We don't have to persist for life--we have to persist for now--and now is always the accepted time.~Graham Cooke
The moment. I am often guilty of living behind or in front of "the moment," the now, in my life. Last week, I continued to glance at the package sitting on the passenger seat of my car when I'd drive to work or go on errands. Why hadn't I mailed it? The large envelope contained the rough draft of the latest manuscript I'd written. When I sealed the envelope, several thoughts ran through my mind. "If I look at one more page, I'll scream. I'm sick of this material." "I know the piece still needs work. There will be a lot more revisions to make before publishing." I drew myself into "the moment" and was able to declare, "This is part of the process. You've given the manuscript all you have. In this moment you let the editor do his job. For now, your part is over. Take the next step. Mail the package, Priscilla. Don't let it sit one more day. It's time."
Sometimes I get tired of needing to persist. To persevere feels too difficult. My life is a pathway with many choices and distractions. Failures. Unexpected events. Decisions. Annoyances. My responses can tend toward negativity, doubt, judgment of others, a critical nature, self-condemnation. The shadowy places along the the trail. I feel like giving up, my mind averted. Too much introspection. I am reminded to look outward, toward the light. Allow the illumination of God's truths to consume me. Walk in the light for this moment.

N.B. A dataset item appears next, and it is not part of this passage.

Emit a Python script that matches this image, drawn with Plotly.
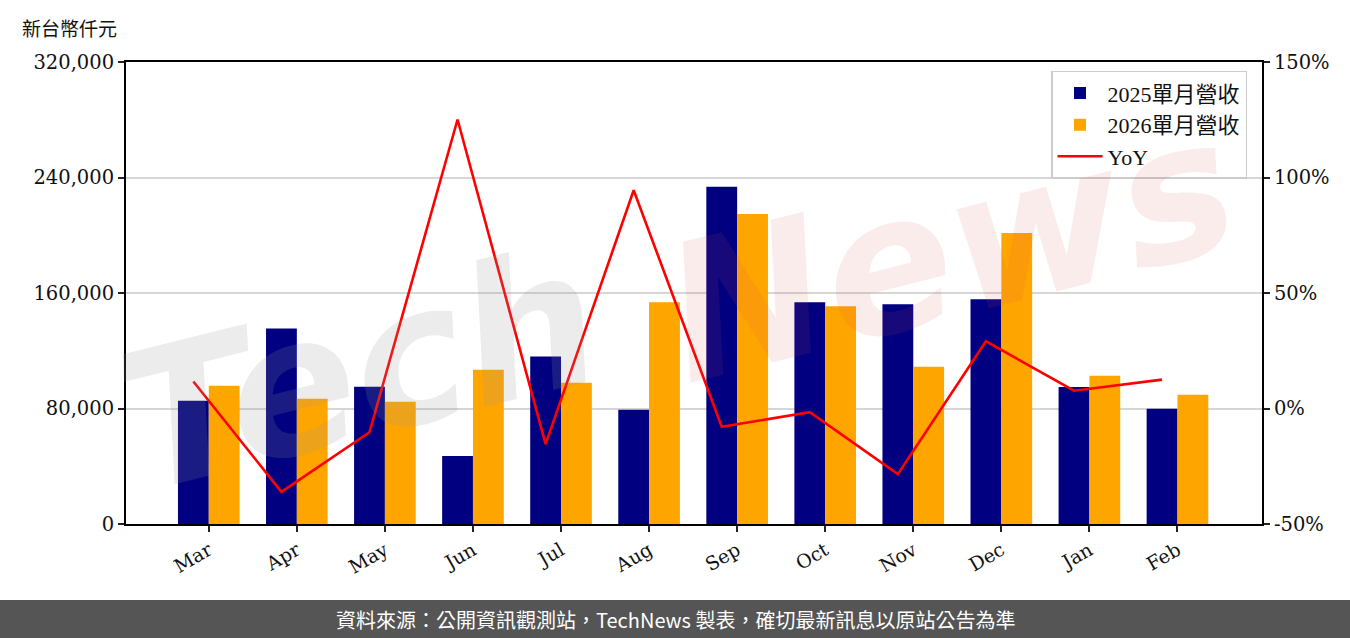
import plotly.graph_objects as go

months = ["Mar", "Apr", "May", "Jun", "Jul", "Aug", "Sep", "Oct", "Nov", "Dec", "Jan", "Feb"]
rev_2025 = [85360, 135440, 95100, 47100, 115970, 79100, 233530, 153530, 152140, 155620, 94890, 79790]
rev_2026 = [95790, 86750, 84660, 106920, 97880, 153530, 214750, 150750, 109000, 201530, 102750, 89530]
yoy_pct = [11.7, -36.1, -10.3, 125.1, -15.4, 94.5, -7.9, -1.6, -28.4, 29.1, 7.7, 12.5]
left_ticks = [0, 80000, 160000, 240000, 320000]
right_ticks = [-50, 0, 50, 100, 150]

BW = 0.35
idx = list(range(len(months)))

SERIF = "DejaVu Serif, Noto Sans CJK TC"
LEG = "Liberation Serif, Noto Sans CJK TC"

fig = go.Figure()
fig.add_trace(go.Bar(x=idx, y=rev_2025, name="2025單月營收", marker_color="#000080",
                     width=BW, offset=-BW, marker_line_width=0))
fig.add_trace(go.Bar(x=idx, y=rev_2026, name="2026單月營收", marker_color="#FFA500",
                     width=BW, offset=0, marker_line_width=0))
fig.add_trace(go.Scatter(x=[i - BW / 2 for i in idx], y=yoy_pct, name="YoY", mode="lines",
                         line=dict(color="#FF0000", width=2.6), yaxis="y2"))

fig.update_layout(
    width=1350, height=638,
    margin=dict(l=126, r=88, t=62, b=114),
    paper_bgcolor="white", plot_bgcolor="white",
    barmode="overlay",
    showlegend=True,
    legend=dict(x=0.9868, xanchor="right", y=0.981, yanchor="top",
                bgcolor="white", bordercolor="#cccccc", borderwidth=1.5,
                font=dict(family=LEG, size=22, color="#111"), itemwidth=45,
                tracegroupgap=0),
    xaxis=dict(range=[-0.94, 11.96], tickmode="array", tickvals=idx, ticktext=months,
               tickangle=-30, ticks="outside", ticklen=6, tickwidth=2, tickcolor="#222",
               showline=True, linecolor="black", linewidth=2, mirror=True,
               showgrid=False, zeroline=False,
               tickfont=dict(family=SERIF, size=19, color="#111")),
    yaxis=dict(range=[0, 320000], tickmode="array", tickvals=left_ticks,
               ticktext=[f"{v:,}" for v in left_ticks],
               ticks="outside", ticklen=6, tickwidth=2, tickcolor="#222",
               showline=True, linecolor="black", linewidth=2,
               showgrid=True, gridcolor="#d6d6d6", gridwidth=1.5, zeroline=False,
               tickfont=dict(family=SERIF, size=19.5, color="#111")),
    yaxis2=dict(range=[-50, 150], overlaying="y", side="right", tickmode="array",
                tickvals=right_ticks, ticktext=[f"{v}%" for v in right_ticks],
                ticks="outside", ticklen=6, tickwidth=2, tickcolor="#222",
                showline=True, linecolor="black", linewidth=2,
                showgrid=False, zeroline=False,
                tickfont=dict(family=SERIF, size=19.5, color="#111")),
)

# footer band
fig.add_shape(type="rect", xref="paper", yref="paper",
              x0=-0.12, x1=1.09, y0=-0.26, y1=(524 - 600) / 462,
              fillcolor="#555555", line_width=0, layer="below")
fig.add_annotation(xref="paper", yref="paper", x=(675 - 126) / 1136, y=(524 - 619) / 462,
                   text="資料來源：公開資訊觀測站，TechNews 製表，確切最新訊息以原站公告為準",
                   showarrow=False, font=dict(family="Noto Sans CJK TC", size=20, color="white"),
                   xanchor="center", yanchor="middle")
# unit label
fig.add_annotation(xref="paper", yref="paper", x=(20 - 126) / 1136, y=(524 - 27) / 462,
                   text="新台幣仟元", showarrow=False,
                   font=dict(family="Noto Sans CJK TC", size=19, color="#111"),
                   xanchor="left", yanchor="middle")
# watermark
fig.add_annotation(xref="paper", yref="paper", x=(360 - 126) / 1136, y=(524 - 370) / 462,
                   text="<b><i>Tech</i></b>", showarrow=False, textangle=-14,
                   font=dict(family="DejaVu Sans", size=190, color="rgba(150,150,150,0.18)"),
                   xanchor="center", yanchor="middle")
fig.add_annotation(xref="paper", yref="paper", x=(950 - 126) / 1136, y=(524 - 250) / 462,
                   text="<b><i>News</i></b>", showarrow=False, textangle=-14,
                   font=dict(family="DejaVu Sans", size=190, color="rgba(220,80,80,0.11)"),
                   xanchor="center", yanchor="middle")

fig.write_html("out.html", config={"displayModeBar": False},
               post_script="document.body.style.margin='0px';document.body.style.overflow='hidden';")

He is for me. He is the majestic one who has laid the path. Persist in the presence of His light.
I decided that the most subversive, revolutionary thing I could do was to show up for my life and not be ashamed.~Anne Lamott
I rounded the corner and drove up onto the bridge, on my way to work. Clouds, singed pink around the edges, flamed against a gray backdrop. I wanted to pull over and let that sky seep into me. But I couldn't. I had to let nature's brief caress be enough. Like a tender kiss with your beloved that you'd just as soon be extended. But life and duty called more loudly. This week, though, I thought about how these things I love can't get lost in the sea of obligation. It is important to connect to things we love, whatever those things are. It is imperative to let our real selves rise to the surface.
Just this week, a young woman was hired at our worksite. She'll be moving from another state. What struck me in the interview that I liked more than her resume and experiece, was her authenticity, her vulnerability. She said moving to a place near the water was a lifelong desire, and now she had the opportunity. I loved that she was connecting with her truest self. My interaction with this lovely woman, caused me to ask myself if I was consistently aligning with my heart's desires, or had I allowed myself to merely be going through the motions. Maybe that was why the morning sky slayed me, pierced through the pensive, anxious state I allow myself to dwell for long periods of time without a break.
"The roses are Rosa Centifolia: 'hundred petal' roses, or cabbage roses, their frilly, disheveled flowers often bowing under their own weight. The species is prized for its clear, sweet, honeyed scent. If it were a musical instrument, it might be a flute." (from an article in The New Yorker, March 19, 2018, by Lauren Collins describing the roses used for creating the iconic fragrance of Chanel Nº 5).
The subject of scents surfaced for me this week. I thought of the pleasure the sense of smell brings to me. I often take it for granted. The roasted tang and fragrance of coffee in the early morning can give me a boost of encouragement for the day ahead. The warmth and comfort of smelling newly washed towels can center me on an ordinary day. The scent of lemons and rosemary can clear my mind. Burying my nose in the soft fur of a puppy brings delight. Holding a baby, inhaling the essence of newly birthed humanity defines joy.
Perfume is a reminder too. When I smell the cologne Escape, I immediately think of the love I have for my husband as he wore that scent early in our relationship. Smelling the fragrance acts as a kind of book of remembrance to those early, new days of our love. One brief whiff can stir poignant, rich memories.